Emotionally cleansed after that experience, we went out in search of some not-so-dead performers, and found one! There was to be a Wednesday evening organ concert at St. Stephen's, and for only 100 AS ($10) each! After we went back to our room to change into something more suitable, we bought our tickets[119], then succumbed to the many advertisements we had seen around town and decided to eat at Wienerwald[120]. We actually ended up ordering from the German menu because we discovered that the English menu did not have the lower-priced selections on it! Though the sauces for the chicken were unusual indeed[121], the food was excellent and quite inexpensive ($16 total for the two of us, I think), but it could have been expensive if we had assumed that the bread and chocolate bars sitting at our table were free of charge[122].

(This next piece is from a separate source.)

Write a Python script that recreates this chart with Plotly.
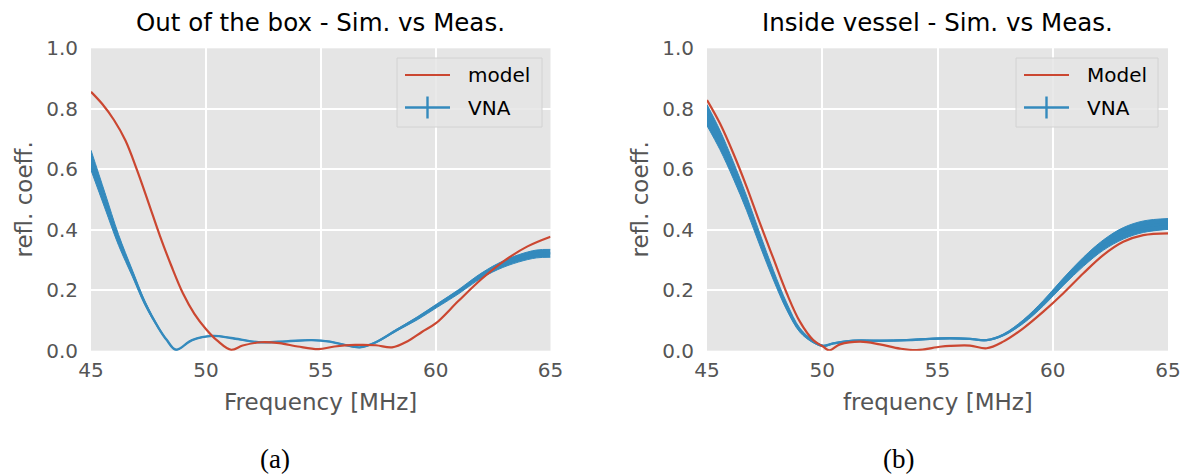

St. Stephen's was nowhere near as packed for its weekly Wednesday night concert as Salzburg's Dom had been for that Premiere concert, but I was still quite surprised at the good showing. I was also very surprised to see that the organist was not in a tux, nor even a suit for that matter. I think he may have even been wearing jeans! Equally as surprising was the fact that the more modern pieces on the program were by far the best. He rocked on the selections from Mendelsohn and Hindemith[123], and snoozed through Bach and classical pieces which should have made the organ sing! Oh, but the improvisational finale was definitely the most interesting to Doug and I, who have never heard of a performer becoming a composer at the end of a concert[124]. His 5+ minute piece utilized a variety of styles and genres--going from modal Renaissance to harmonic minor Slavic--yet somehow, it all worked! Once again, it was obvious that the organist knew how to get the most impressive timbres out of the instrument, because the acoustics in the cathedral just exploded. Our search for composers was complete, because this one was actually alive!

We ended the evening at a small, smoky pub, Doug treating me to $5 hot chocolate[125] while he sipped his $3 beer. Backwards, isn't it? Only in Europe. Anyway, we didn't stay very long, because, like in the States, the obnoxious rock music blasted us out. Oh, where was one of our dead composers when we needed him!?!